Happens in bypass and coincides with the rate knob. Could I ground it out with the stompswitch from a lug on the rate pot? Thanks


----------



## Robert (Jul 13, 2019)

Has this happened on all of the ones you've built, or just this one?


----------



## geekmacdaddy (Jul 13, 2019)

possibly all 3, definitely 2 of 3. happeining on both sides too. of course could be my fault, such a crazy build.


----------



## Robert (Jul 13, 2019)

Try moving the wires around that go to the In/Out jacks and see if that makes any difference at all.


----------



## geekmacdaddy (Jul 19, 2019)

Brilliant!
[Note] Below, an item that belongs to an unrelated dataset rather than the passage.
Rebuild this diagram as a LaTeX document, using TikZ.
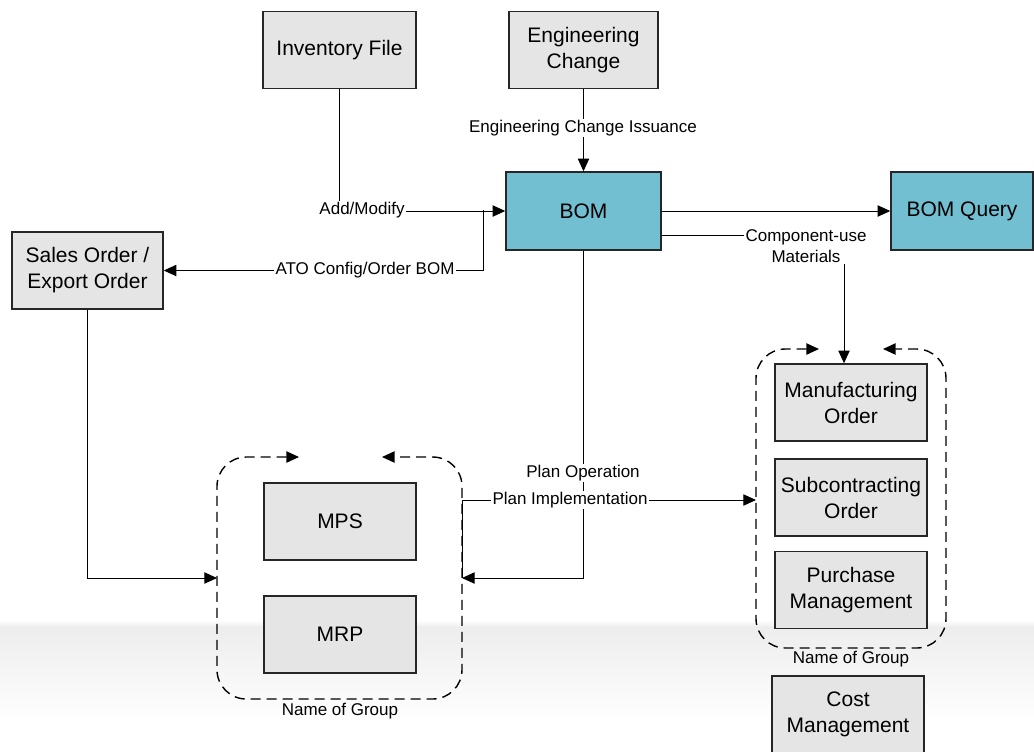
\documentclass[tikz,border=0pt]{standalone}
\usepackage{fontspec}
\setmainfont{Liberation Sans}
\usetikzlibrary{arrows.meta}
\definecolor{bomblue}{RGB}{114,191,210}
\definecolor{boxgray}{RGB}{229,229,229}
\begin{document}
\begin{tikzpicture}[x=0.75pt,y=-0.75pt,
  box/.style={draw=black!85,line width=1.1pt,fill=boxgray,minimum width=114pt,minimum height=57.75pt,
    align=center,inner sep=0pt,font=\fontsize{15.75}{19.5}\selectfont},
  cyanbox/.style={box,fill=bomblue},
  lbl/.style={fill=white,inner sep=1pt,align=center,font=\fontsize{12.75}{16}\selectfont},
  grplbl/.style={inner sep=0pt,font=\fontsize{12.75}{16}\selectfont},
  conn/.style={line width=0.75pt,black},
  tip/.style={},
  arr/.style={conn,-{Triangle[length=9.5pt,width=8.5pt]}},
  grp/.style={line width=1.05pt,dash pattern=on 7.5pt off 4.5pt,rounded corners=22pt,
    {Triangle[length=9.5pt,width=8.5pt]}-{Triangle[length=9.5pt,width=8.5pt]}}
]
\clip (0,0) rectangle (1034,751);
\fill[white] (0,0) rectangle (1034,751);
% background band
\shade[top color=white,bottom color=black!7] (0,620) rectangle (1034,627);
\shade[top color=black!7,bottom color=white] (0,627) rectangle (1034,722);

% boxes
\node[box,minimum width=114.75pt] (inv) at (339.5,50) {Inventory File};
\node[box,minimum width=111.75pt] (ec) at (583.5,50) {Engineering\\Change};
\node[cyanbox,minimum width=116.25pt,minimum height=58.5pt] (bom) at (583.5,211) {BOM};
\node[cyanbox,minimum width=106.5pt,minimum height=58.5pt] (bq) at (962,211) {BOM Query};
\node[box,minimum width=113.25pt] (sales) at (87.5,270.5) {Sales Order /\\Export Order};
\node[box] (mps) at (340,521.5) {MPS};
\node[box] (mrp) at (340,634.5) {MRP};
\node[box] (mo) at (851,402.5) {Manufacturing\\Order};
\node[box] (sub) at (851,497.5) {Subcontracting\\Order};
\node[box] (pm) at (851,590) {Purchase\\Management};
\node[box] (cost) at (848,714.5) {Cost\\Management};

% groups
\draw[grp] (299,457) -| (217,699) -| (462,457) -- (382,457);
\draw[grp] (819,349) -| (756,648) -| (946,349) -- (883,349);
\node[grplbl] (g1name) at (340,711) {Name of Group};
\node[grplbl] (g2name) at (851,659) {Name of Group};

% coordinates
\coordinate (atoj) at (483,210);
\coordinate (g1w) at (217,578);
\coordinate (g1e) at (462,578);
\coordinate (g1ebend) at (462,500);
\coordinate (g2w) at (756,500);

% connectors
\draw[arr] (inv.south) |- (bom.west);
\draw[arr] (atoj) |- (sales.east);
\draw[arr] (ec.south) -- (bom.north);
\draw[arr] (bom.east) -- (bq.west);
\draw[arr] ([yshift=-18pt]bom.east) -| ([xshift=-5.25pt]mo.north);
\draw[arr] (sales.south) |- (g1w);
\draw[arr] (bom.south) |- (g1e);
\draw[arr] (g1e) -- (g1ebend) -- (g2w);

% labels
\node[lbl] (lAdd) at (362,210) {Add/Modify};
\node[lbl] (lAto) at (365,270) {ATO Config/Order BOM};
\node[lbl] (lEci) at (583,128) {Engineering Change Issuance};
\node[lbl] (lCu) at (806,246) {Component-use\\Materials};
\node[lbl] (lPo) at (583,473) {Plan Operation};
\node[lbl] (lPi) at (570,500) {Plan Implementation};
\end{tikzpicture}
\end{document}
The lead dress around the rate pot is the culprit. Moving the wire did the trick. Thank you so much


----------



## geekmacdaddy (Jul 19, 2019)

Think I'll try shielded cable there.


----------



## bergera (Jul 20, 2019)

good to know and glad you got it fixed. It's on my short list of stuff to build


----------



## geekmacdaddy (Jul 20, 2019)

bergera said:


> good to know and glad you got it fixed. It's on my short list of stuff to build


Go slow.


----------